● **Aim**
Each line from the top of the listing through the one holding "487, 527, 568]" should be restated word for word, with nothing added and no pictures.

● **Data segment**

------------------------------------

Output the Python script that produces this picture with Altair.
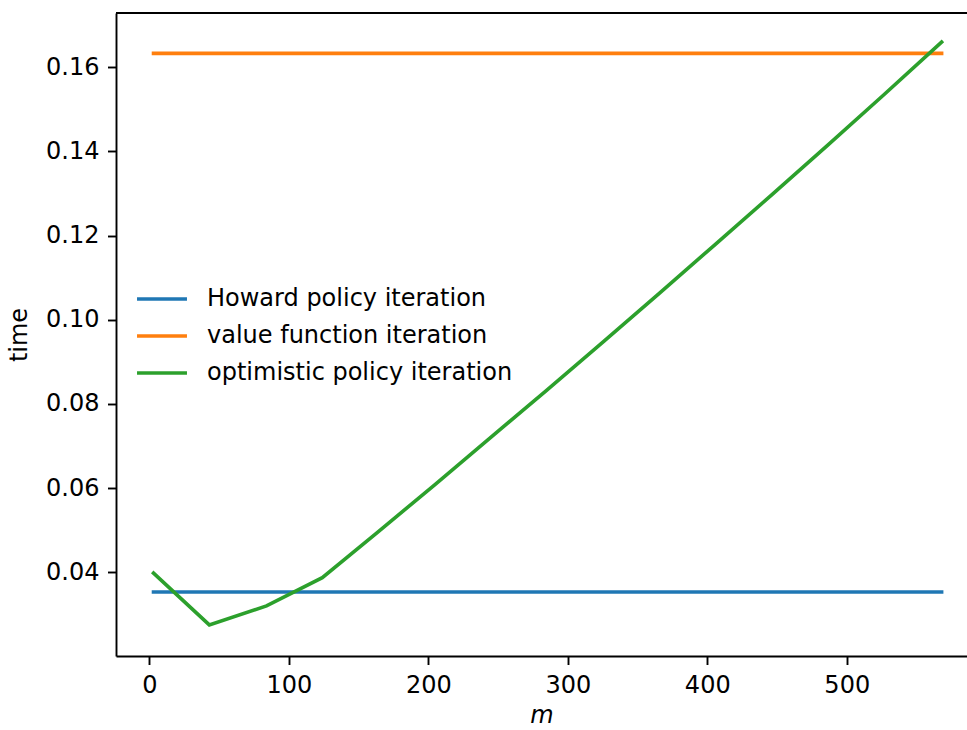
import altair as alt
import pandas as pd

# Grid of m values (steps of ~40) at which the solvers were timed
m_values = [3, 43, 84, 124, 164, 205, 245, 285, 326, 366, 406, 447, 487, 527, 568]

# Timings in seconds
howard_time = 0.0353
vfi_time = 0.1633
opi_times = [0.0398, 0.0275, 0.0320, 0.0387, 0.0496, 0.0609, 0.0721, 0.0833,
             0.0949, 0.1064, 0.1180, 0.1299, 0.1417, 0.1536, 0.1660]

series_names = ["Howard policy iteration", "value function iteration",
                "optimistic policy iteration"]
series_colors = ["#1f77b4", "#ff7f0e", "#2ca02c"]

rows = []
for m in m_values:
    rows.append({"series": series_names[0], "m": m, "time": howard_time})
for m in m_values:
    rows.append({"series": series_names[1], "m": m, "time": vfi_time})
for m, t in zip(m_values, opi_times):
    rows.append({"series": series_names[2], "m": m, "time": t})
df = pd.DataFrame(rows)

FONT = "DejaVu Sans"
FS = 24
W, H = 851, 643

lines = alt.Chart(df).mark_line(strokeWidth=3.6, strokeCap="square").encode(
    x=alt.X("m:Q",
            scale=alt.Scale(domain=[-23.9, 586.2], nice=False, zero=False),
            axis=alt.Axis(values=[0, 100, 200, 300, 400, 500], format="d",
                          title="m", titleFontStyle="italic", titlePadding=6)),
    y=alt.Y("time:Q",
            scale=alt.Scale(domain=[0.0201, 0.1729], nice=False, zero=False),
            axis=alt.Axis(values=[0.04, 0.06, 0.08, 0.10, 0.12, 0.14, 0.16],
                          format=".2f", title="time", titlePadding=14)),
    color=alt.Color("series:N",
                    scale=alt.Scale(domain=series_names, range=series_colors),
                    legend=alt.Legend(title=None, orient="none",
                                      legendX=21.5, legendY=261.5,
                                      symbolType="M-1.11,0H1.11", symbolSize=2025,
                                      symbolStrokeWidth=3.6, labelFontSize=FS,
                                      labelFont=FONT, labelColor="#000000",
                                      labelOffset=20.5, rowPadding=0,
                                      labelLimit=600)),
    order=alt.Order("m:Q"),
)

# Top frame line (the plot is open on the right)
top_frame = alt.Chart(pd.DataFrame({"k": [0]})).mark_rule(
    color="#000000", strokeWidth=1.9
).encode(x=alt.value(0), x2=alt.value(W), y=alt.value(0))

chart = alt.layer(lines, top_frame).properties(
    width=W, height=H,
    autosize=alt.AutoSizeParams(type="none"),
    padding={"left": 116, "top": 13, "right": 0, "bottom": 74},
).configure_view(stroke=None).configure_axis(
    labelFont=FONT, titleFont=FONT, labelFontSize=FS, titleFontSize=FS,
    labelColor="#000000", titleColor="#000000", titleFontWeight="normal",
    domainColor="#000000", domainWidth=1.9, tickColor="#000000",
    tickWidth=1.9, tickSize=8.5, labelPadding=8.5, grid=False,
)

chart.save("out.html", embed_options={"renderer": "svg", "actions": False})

------------------------------------

● **Solution for this exercise**
Output the Python script that produces this picture with Altair.
import altair as alt
import pandas as pd

# Grid of m values (steps of ~40) at which the solvers were timed
m_values = [3, 43, 84, 124, 164, 205, 245, 285, 326, 366, 406, 447, 487, 527, 568]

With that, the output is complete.